● **Provided data**
-- begin --

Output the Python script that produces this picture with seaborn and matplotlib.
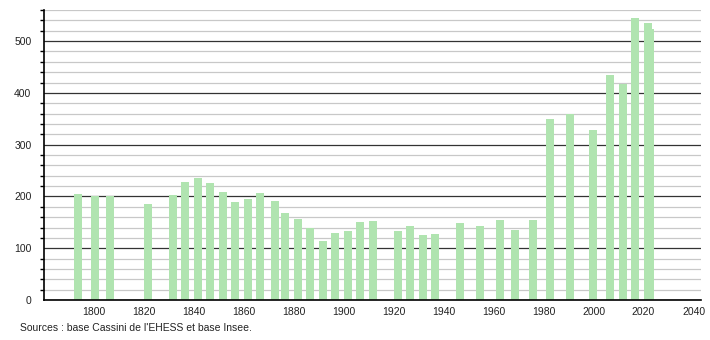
import numpy as np
import pandas as pd
import matplotlib
matplotlib.use("Agg")
import matplotlib.pyplot as plt
from matplotlib.ticker import MultipleLocator
import seaborn as sns

years = [1793, 1800, 1806, 1821, 1831, 1836, 1841, 1846, 1851, 1856, 1861, 1866,
         1872, 1876, 1881, 1886, 1891, 1896, 1901, 1906, 1911, 1921, 1926, 1931,
         1936, 1946, 1954, 1962, 1968, 1975, 1982, 1990, 1999, 2006, 2011, 2016,
         2021, 2022]
population = [205, 200, 200, 185, 203, 228, 236, 226, 209, 189, 195, 207,
              191, 168, 157, 140, 114, 129, 133, 151, 153, 133, 143, 126,
              128, 149, 143, 155, 135, 155, 350, 359, 328, 435, 418, 544,
              534, 524]
x_ticks = [1800, 1820, 1840, 1860, 1880, 1900, 1920, 1940, 1960, 1980, 2000, 2020, 2040]
y_ticks = [0, 100, 200, 300, 400, 500]
source_text = "Sources : base Cassini de l'EHESS et base Insee."

sns.set_style("white")
plt.rcParams['font.family'] = ['Liberation Sans', 'DejaVu Sans']

df = pd.DataFrame({"annee": np.array(years) + 0.6, "pop": population})

fig = plt.figure(figsize=(7.1, 3.4), dpi=100)
ax = fig.add_axes([44 / 710, 1 - 300 / 340, (701 - 44) / 710, (300 - 10) / 340])

min_gap = np.diff(sorted(df["annee"])).min()
sns.barplot(data=df, x="annee", y="pop", native_scale=True, ax=ax,
            color="#b0e4b0", saturation=1, width=3.2 / min_gap,
            linewidth=0, errorbar=None)

ax.set_xlim(1780, 2043)
ax.set_ylim(0, 560)
ax.set_xticks(x_ticks)
ax.set_xticklabels([str(t) for t in x_ticks])
ax.set_yticks(y_ticks)
ax.yaxis.set_minor_locator(MultipleLocator(20))
ax.set_xlabel("")
ax.set_ylabel("")

ax.set_axisbelow(True)
ax.grid(axis="y", which="minor", color="#c8c8c8", linewidth=0.9)
ax.grid(axis="y", which="major", color="#333333", linewidth=0.9)
ax.grid(axis="x", visible=False)

for s in ["top", "right"]:
    ax.spines[s].set_visible(False)
for s in ["left", "bottom"]:
    ax.spines[s].set_color("black")
    ax.spines[s].set_linewidth(1.2)

ax.tick_params(axis="x", length=0, pad=5, labelsize=7.5, colors="#222222")
ax.tick_params(axis="y", which="major", length=6, width=1, direction="inout",
               pad=6, labelsize=7.5, colors="#222222")
ax.tick_params(axis="y", which="minor", length=3, width=1, direction="out",
               left=True, color="black")
ax.tick_params(axis="y", which="major", color="black")

fig.text(20 / 710, 1 - 328 / 340, source_text, fontsize=7.5, color="#222222",
         va="center", ha="left")

fig.savefig("out.png", dpi=100, facecolor="white")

-- end --

● **Instruction**
Without the pictures, repeat the listing above exactly.

● **Result of this task**
Output the Python script that produces this picture with seaborn and matplotlib.
import numpy as np
import pandas as pd
import matplotlib
matplotlib.use("Agg")
import matplotlib.pyplot as plt
from matplotlib.ticker import MultipleLocator
import seaborn as sns

years = [1793, 1800, 1806, 1821, 1831, 1836, 1841, 1846, 1851, 1856, 1861, 1866,
         1872, 1876, 1881, 1886, 1891, 1896, 1901, 1906, 1911, 1921, 1926, 1931,
         1936, 1946, 1954, 1962, 1968, 1975, 1982, 1990, 1999, 2006, 2011, 2016,
         2021, 2022]
population = [205, 200, 200, 185, 203, 228, 236, 226, 209, 189, 195, 207,
              191, 168, 157, 140, 114, 129, 133, 151, 153, 133, 143, 126,
              128, 149, 143, 155, 135, 155, 350, 359, 328, 435, 418, 544,
              534, 524]
x_ticks = [1800, 1820, 1840, 1860, 1880, 1900, 1920, 1940, 1960, 1980, 2000, 2020, 2040]
y_ticks = [0, 100, 200, 300, 400, 500]
source_text = "Sources : base Cassini de l'EHESS et base Insee."

sns.set_style("white")
plt.rcParams['font.family'] = ['Liberation Sans', 'DejaVu Sans']

df = pd.DataFrame({"annee": np.array(years) + 0.6, "pop": population})

fig = plt.figure(figsize=(7.1, 3.4), dpi=100)
ax = fig.add_axes([44 / 710, 1 - 300 / 340, (701 - 44) / 710, (300 - 10) / 340])

min_gap = np.diff(sorted(df["annee"])).min()
sns.barplot(data=df, x="annee", y="pop", native_scale=True, ax=ax,
            color="#b0e4b0", saturation=1, width=3.2 / min_gap,
            linewidth=0, errorbar=None)

ax.set_xlim(1780, 2043)
ax.set_ylim(0, 560)
ax.set_xticks(x_ticks)
ax.set_xticklabels([str(t) for t in x_ticks])
ax.set_yticks(y_ticks)
ax.yaxis.set_minor_locator(MultipleLocator(20))
ax.set_xlabel("")
ax.set_ylabel("")

ax.set_axisbelow(True)
ax.grid(axis="y", which="minor", color="#c8c8c8", linewidth=0.9)
ax.grid(axis="y", which="major", color="#333333", linewidth=0.9)
ax.grid(axis="x", visible=False)

for s in ["top", "right"]:
    ax.spines[s].set_visible(False)
for s in ["left", "bottom"]:
    ax.spines[s].set_color("black")
    ax.spines[s].set_linewidth(1.2)

ax.tick_params(axis="x", length=0, pad=5, labelsize=7.5, colors="#222222")
ax.tick_params(axis="y", which="major", length=6, width=1, direction="inout",
               pad=6, labelsize=7.5, colors="#222222")
ax.tick_params(axis="y", which="minor", length=3, width=1, direction="out",
               left=True, color="black")
ax.tick_params(axis="y", which="major", color="black")

fig.text(20 / 710, 1 - 328 / 340, source_text, fontsize=7.5, color="#222222",
         va="center", ha="left")

fig.savefig("out.png", dpi=100, facecolor="white")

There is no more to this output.